The O.J. Simpson Trial
On June 12, 1994, Nicole Brown Simpson and Ronald Goldman were stabbed to death outside Nicole's Brentwood, California condominium. Nicole's ex-husband, football Hall of Famer and actor O.J. Simpson, was identified as the primary suspect within days based on physical evidence, including a bloody glove matching one found at his estate, blood drops at the crime scene, and DNA evidence later analyzed by investigators. On June 17, Simpson failed to surrender to police and led officers on a slow, nationally televised car chase on Los Angeles freeways before ultimately turning himself in.
The criminal trial, beginning in January 1995, became the most watched legal proceeding in American history. Simpson's defense team — Johnnie Cochran, Robert Shapiro, Barry Scheck, and F. Lee Bailey — mounted an aggressive strategy attacking the credibility and competence of the LAPD, raising allegations of evidence contamination, mishandling, and racism, particularly focusing on Detective Mark Fuhrman who was exposed as having used racial slurs. The prosecution, led by Marcia Clark and Christopher Darden, presented extensive DNA evidence connecting Simpson to the crime scenes. The racial dynamics of Los Angeles — particularly after the Rodney King beating and subsequent riots — inflected every dimension of the case.
After nine months of testimony and evidence, the jury deliberated for less than four hours and returned a not guilty verdict on October 3, 1995. The verdict produced one of the starkest racial divisions in public opinion in modern American history: polls showed that a substantial majority of Black Americans viewed the acquittal as just, while a substantial majority of white Americans viewed Simpson as guilty. The different reactions reflected profoundly different assessments of police credibility and the fairness of the American justice system.

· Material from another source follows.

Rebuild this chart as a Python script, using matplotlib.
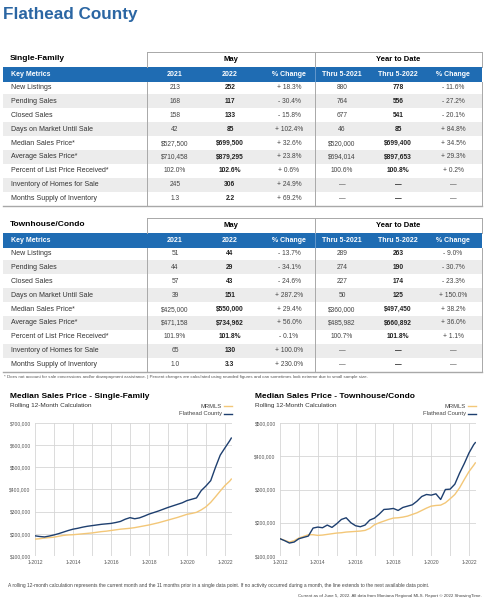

In a subsequent civil trial in 1997, a jury found Simpson liable for the wrongful deaths of Nicole Brown Simpson and Ronald Goldman, awarding $33.5 million in damages. Simpson never paid the judgment. He was convicted of armed robbery and kidnapping in 2007 related to an unrelated incident in Las Vegas and served nine years in prison. He was released in 2017 and died of prostate cancer in April 2024. The murders of Nicole Brown Simpson and Ronald Goldman remain officially unsolved.